Kay orchestrates in a Modern manner, as opposed to a historically-correct one, and it sounds wonderful. Unlike Herbert, Kay never lets up on invention and wit. Bits of Charles Ives's "General William Booth Enters into Heaven" and Stravinsky's Petrushka, among other snippets, flit through. Legendary producer and engineer Mark Obert-Thorne points out the fact that Kay included traditional minstrel tunes in his score. He also argues that Kay orchestrates in a "Broadway" manner. Certain sections -- notably "Sleight of Feet" -- bear him out. But overall the scoring, though clean and economical and suited to a pit orchestra, has more in common with Piston than with the usual Broadway orchestrator. Mostly, the Broadway manner is Hershey Kay's Broadway, which included work on Bernstein's On the Town, Candide, Peter Pan, and 1600 Pennsylvania Avenue, none of them exactly Gals and Gams. The non-Gottschalk provides respite while the Gottschalk injects the score with fizz and animal spirits.

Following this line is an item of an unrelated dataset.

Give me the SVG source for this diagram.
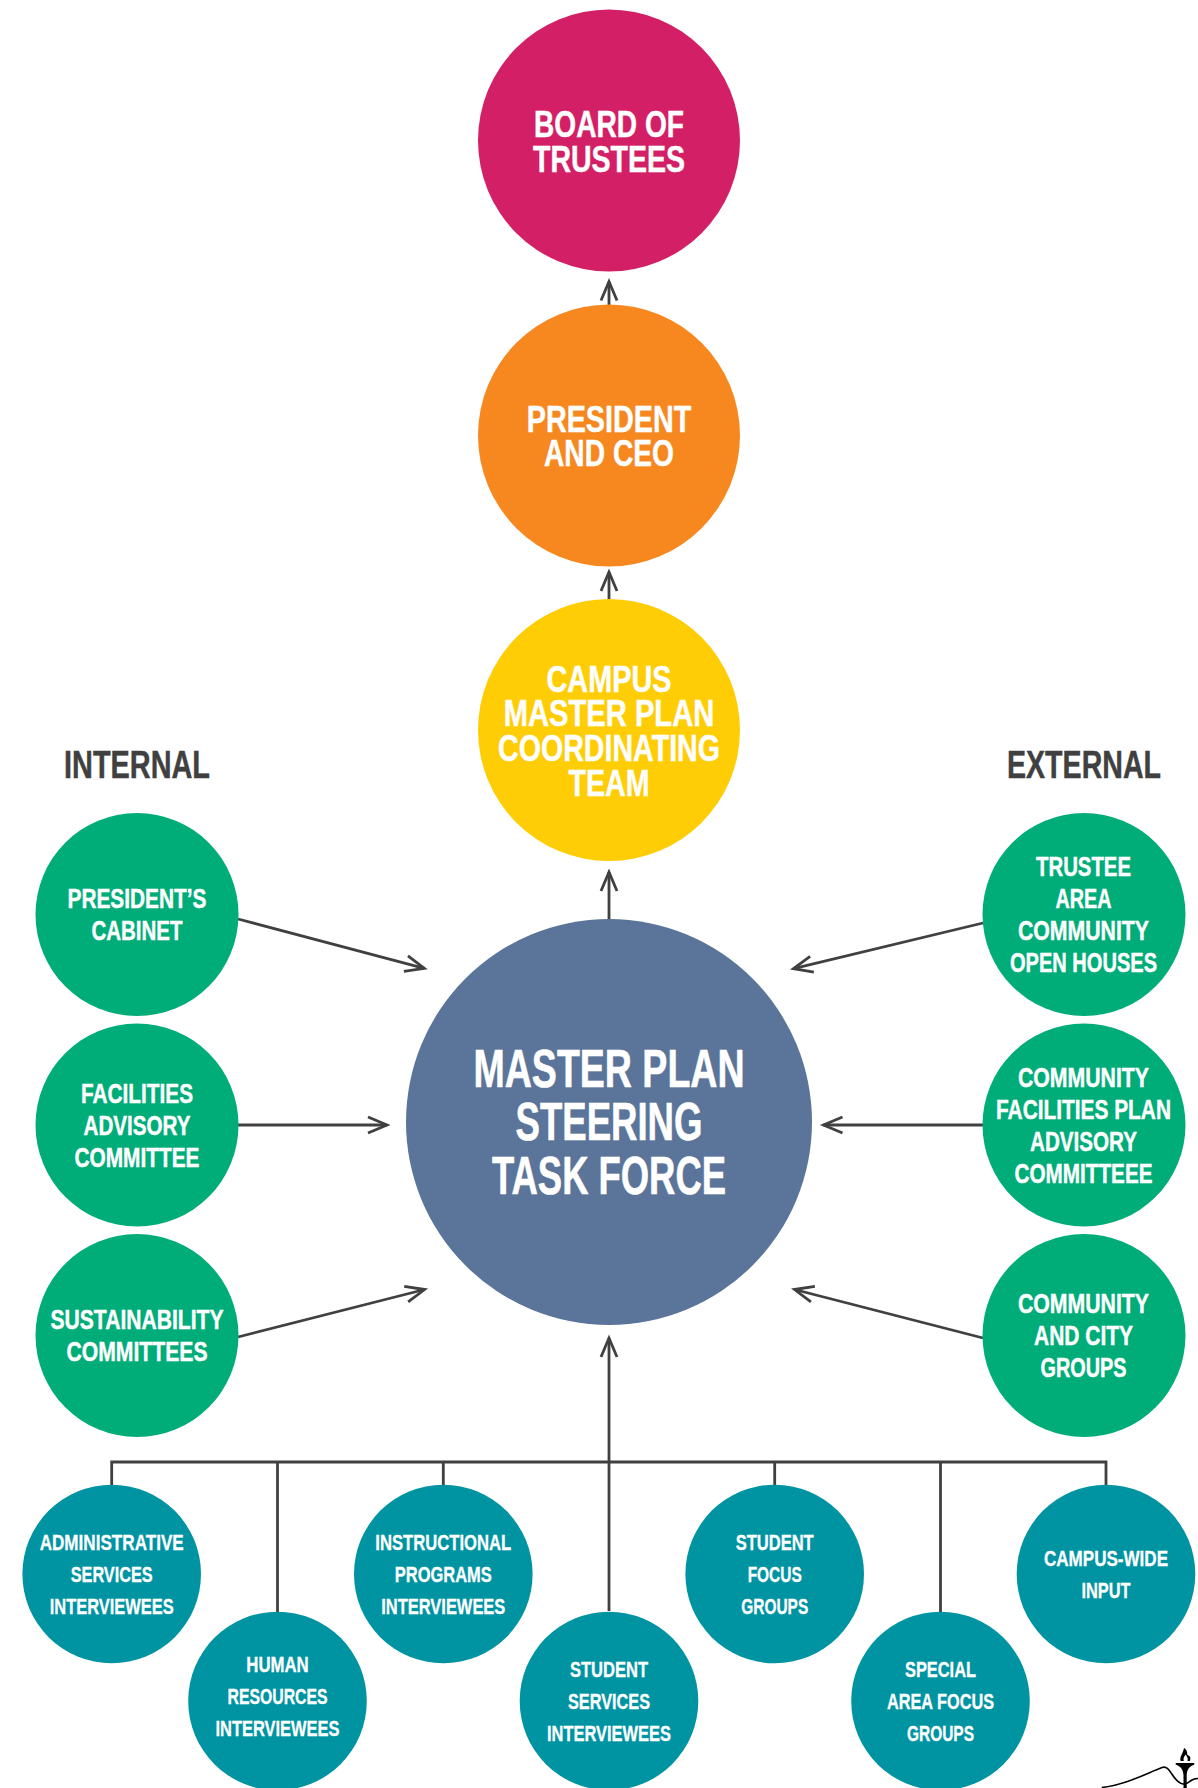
<svg xmlns="http://www.w3.org/2000/svg" width="1198" height="1788" viewBox="0 0 1198 1788">
<style>
text{font-family:"Liberation Sans Narrow","Liberation Sans",Arial,sans-serif;font-weight:700;fill:#fff;stroke:#fff;stroke-width:.45;text-anchor:middle}
.big{font-size:37px}.tf{font-size:54px;stroke-width:.6}.g{font-size:27px}.t{font-size:21.5px;stroke-width:.3}.h{font-size:38px;fill:#404040;stroke:#404040}
.c{stroke:#404040;stroke-width:2.8;fill:none}
.a{marker-end:url(#arrow)}
</style>
<defs>
<marker id="arrow" markerUnits="userSpaceOnUse" viewBox="-24 -11 30 22" refX="0" refY="0" markerWidth="30" markerHeight="22" orient="auto">
<path d="M-19 -8 L0 0 L-19 8" fill="none" stroke="#404040" stroke-width="2.8"/>
</marker>
</defs>
<g id="connectors">
<path class="c a" d="M609 305V281.5"/>
<path class="c a" d="M609 600V572"/>
<path class="c a" d="M609 920V872"/>
<path class="c a" d="M609 1611V1338"/>
<path class="c a" d="M238 919L424.3 968.4"/>
<path class="c a" d="M238 1125H387"/>
<path class="c a" d="M238 1337L424.6 1289.5"/>
<path class="c a" d="M983 923L793.5 968.7"/>
<path class="c a" d="M983 1125H823.5"/>
<path class="c a" d="M983 1338L794.5 1289.5"/>
<path class="c" d="M111.7 1485V1462H1106V1485M277.5 1462V1612M443.3 1462V1485M774.7 1462V1485M940.5 1462V1612"/>
</g>
<g id="board"><circle cx="609" cy="140.5" r="131" fill="#D31F66"/><text class="big" x="609" y="136.5" textLength="150" lengthAdjust="spacingAndGlyphs">BOARD OF</text><text class="big" x="609" y="171.5" textLength="152" lengthAdjust="spacingAndGlyphs">TRUSTEES</text></g>
<g id="president"><circle cx="609" cy="435.5" r="131" fill="#F78820"/><text class="big" x="609" y="432" textLength="164.5" lengthAdjust="spacingAndGlyphs">PRESIDENT</text><text class="big" x="609" y="466" textLength="130" lengthAdjust="spacingAndGlyphs">AND CEO</text></g>
<g id="coordinating"><circle cx="609" cy="730" r="131" fill="#FFCD05"/><text class="big" x="609" y="691.7" textLength="125" lengthAdjust="spacingAndGlyphs">CAMPUS</text><text class="big" x="609" y="726" textLength="210.5" lengthAdjust="spacingAndGlyphs">MASTER PLAN</text><text class="big" x="609" y="760.5" textLength="222" lengthAdjust="spacingAndGlyphs">COORDINATING</text><text class="big" x="609" y="795.5" textLength="81" lengthAdjust="spacingAndGlyphs">TEAM</text></g>
<g id="taskforce"><circle cx="609" cy="1122" r="203" fill="#5B7499"/><text class="tf" x="609" y="1087" textLength="271" lengthAdjust="spacingAndGlyphs">MASTER PLAN</text><text class="tf" x="609" y="1140" textLength="187" lengthAdjust="spacingAndGlyphs">STEERING</text><text class="tf" x="609" y="1194" textLength="234" lengthAdjust="spacingAndGlyphs">TASK FORCE</text></g>
<g id="internal-label"><text class="h" x="137" y="778" textLength="146" lengthAdjust="spacingAndGlyphs">INTERNAL</text></g>
<g id="external-label"><text class="h" x="1084" y="778" textLength="154" lengthAdjust="spacingAndGlyphs">EXTERNAL</text></g>
<g id="cabinet"><circle cx="137" cy="914.5" r="101.5" fill="#00AC78"/><text class="g" x="137" y="908" textLength="139" lengthAdjust="spacingAndGlyphs">PRESIDENT’S</text><text class="g" x="137" y="940" textLength="91" lengthAdjust="spacingAndGlyphs">CABINET</text></g>
<g id="facilities"><circle cx="137" cy="1125" r="101.5" fill="#00AC78"/><text class="g" x="137" y="1103" textLength="112" lengthAdjust="spacingAndGlyphs">FACILITIES</text><text class="g" x="137" y="1135" textLength="107" lengthAdjust="spacingAndGlyphs">ADVISORY</text><text class="g" x="137" y="1167" textLength="125" lengthAdjust="spacingAndGlyphs">COMMITTEE</text></g>
<g id="sustainability"><circle cx="137" cy="1335.5" r="101.5" fill="#00AC78"/><text class="g" x="137" y="1329" textLength="173" lengthAdjust="spacingAndGlyphs">SUSTAINABILITY</text><text class="g" x="137" y="1361" textLength="141" lengthAdjust="spacingAndGlyphs">COMMITTEES</text></g>
<g id="openhouses"><circle cx="1084" cy="914.5" r="101.5" fill="#00AC78"/><text class="g" x="1083.5" y="876" textLength="95" lengthAdjust="spacingAndGlyphs">TRUSTEE</text><text class="g" x="1083.5" y="908" textLength="56" lengthAdjust="spacingAndGlyphs">AREA</text><text class="g" x="1083.5" y="940" textLength="131" lengthAdjust="spacingAndGlyphs">COMMUNITY</text><text class="g" x="1083.5" y="972" textLength="147" lengthAdjust="spacingAndGlyphs">OPEN HOUSES</text></g>
<g id="cfpac"><circle cx="1084" cy="1125" r="101.5" fill="#00AC78"/><text class="g" x="1083.5" y="1087" textLength="131" lengthAdjust="spacingAndGlyphs">COMMUNITY</text><text class="g" x="1083.5" y="1119" textLength="175" lengthAdjust="spacingAndGlyphs">FACILITIES PLAN</text><text class="g" x="1083.5" y="1151" textLength="107" lengthAdjust="spacingAndGlyphs">ADVISORY</text><text class="g" x="1083.5" y="1183" textLength="138" lengthAdjust="spacingAndGlyphs">COMMITTEEE</text></g>
<g id="cityg"><circle cx="1084" cy="1335.5" r="101.5" fill="#00AC78"/><text class="g" x="1083.5" y="1313" textLength="131" lengthAdjust="spacingAndGlyphs">COMMUNITY</text><text class="g" x="1083.5" y="1345" textLength="99" lengthAdjust="spacingAndGlyphs">AND CITY</text><text class="g" x="1083.5" y="1377" textLength="86" lengthAdjust="spacingAndGlyphs">GROUPS</text></g>
<g id="admin"><circle cx="111.7" cy="1574" r="89.3" fill="#0094A3"/><text class="t" x="111.7" y="1550" textLength="144" lengthAdjust="spacingAndGlyphs">ADMINISTRATIVE</text><text class="t" x="111.7" y="1582" textLength="82" lengthAdjust="spacingAndGlyphs">SERVICES</text><text class="t" x="111.7" y="1614" textLength="124" lengthAdjust="spacingAndGlyphs">INTERVIEWEES</text></g>
<g id="hr"><circle cx="277.5" cy="1701" r="89.3" fill="#0094A3"/><text class="t" x="277.5" y="1672" textLength="62.5" lengthAdjust="spacingAndGlyphs">HUMAN</text><text class="t" x="277.5" y="1704" textLength="100" lengthAdjust="spacingAndGlyphs">RESOURCES</text><text class="t" x="277.5" y="1736" textLength="124" lengthAdjust="spacingAndGlyphs">INTERVIEWEES</text></g>
<g id="instr"><circle cx="443.3" cy="1574" r="89.3" fill="#0094A3"/><text class="t" x="443.3" y="1550" textLength="136" lengthAdjust="spacingAndGlyphs">INSTRUCTIONAL</text><text class="t" x="443.3" y="1582" textLength="97" lengthAdjust="spacingAndGlyphs">PROGRAMS</text><text class="t" x="443.3" y="1614" textLength="124" lengthAdjust="spacingAndGlyphs">INTERVIEWEES</text></g>
<g id="studserv"><circle cx="609" cy="1701" r="89.3" fill="#0094A3"/><text class="t" x="609" y="1676.5" textLength="78" lengthAdjust="spacingAndGlyphs">STUDENT</text><text class="t" x="609" y="1708.5" textLength="82" lengthAdjust="spacingAndGlyphs">SERVICES</text><text class="t" x="609" y="1740.5" textLength="124" lengthAdjust="spacingAndGlyphs">INTERVIEWEES</text></g>
<g id="studfocus"><circle cx="774.7" cy="1574" r="89.3" fill="#0094A3"/><text class="t" x="774.7" y="1550" textLength="78" lengthAdjust="spacingAndGlyphs">STUDENT</text><text class="t" x="774.7" y="1582" textLength="54" lengthAdjust="spacingAndGlyphs">FOCUS</text><text class="t" x="774.7" y="1614" textLength="67" lengthAdjust="spacingAndGlyphs">GROUPS</text></g>
<g id="special"><circle cx="940.5" cy="1701" r="89.3" fill="#0094A3"/><text class="t" x="940.5" y="1676.5" textLength="71" lengthAdjust="spacingAndGlyphs">SPECIAL</text><text class="t" x="940.5" y="1708.5" textLength="107" lengthAdjust="spacingAndGlyphs">AREA FOCUS</text><text class="t" x="940.5" y="1740.5" textLength="67" lengthAdjust="spacingAndGlyphs">GROUPS</text></g>
<g id="campuswide"><circle cx="1106" cy="1574" r="89.3" fill="#0094A3"/><text class="t" x="1106" y="1566" textLength="124" lengthAdjust="spacingAndGlyphs">CAMPUS-WIDE</text><text class="t" x="1106" y="1598" textLength="49" lengthAdjust="spacingAndGlyphs">INPUT</text></g>
<g id="logo" fill="#000">
<path d="M1101.7 1787.5C1125 1785 1145 1774 1162 1767.5C1171 1764.5 1172 1782 1183 1784C1189 1785 1190 1778 1198 1778.5" fill="none" stroke="#000" stroke-width="1.6"/>
<path d="M1175.7 1763H1194.3V1764.5C1190 1766 1187 1769 1186.7 1775V1788H1183.5V1775C1183.2 1769 1180 1766 1175.7 1764.5Z"/>
<path d="M1180.5 1761C1179.5 1756 1183 1754 1184 1748C1187.5 1750 1187 1753 1187.5 1755C1190.5 1756 1191 1758 1189.8 1761H1187.5C1188.5 1758.5 1187 1757 1185.8 1754.5C1184 1756.5 1183 1758.5 1183.8 1761Z"/>
</g>
</svg>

Ormandy, because he loved schmaltz with a true heart, tends to save Victor Herbert from himself. As one example, "Ah! Sweet Mystery of Life" (which Madeline Kahn sang while having sex with the monster in Young Frankenstein) teeters over, but doesn't quite fall into, Sugar Canyon. Cakewalk, however, gets an electric performance, with Ormandy and his Philadelphians digging into almost every syncopation with vim. The sound in both improves immeasurably over the mono originals. Indeed, at times you might swear the disc spoke stereo, so rounded and clear is the sound. Hats off to Pristine once again.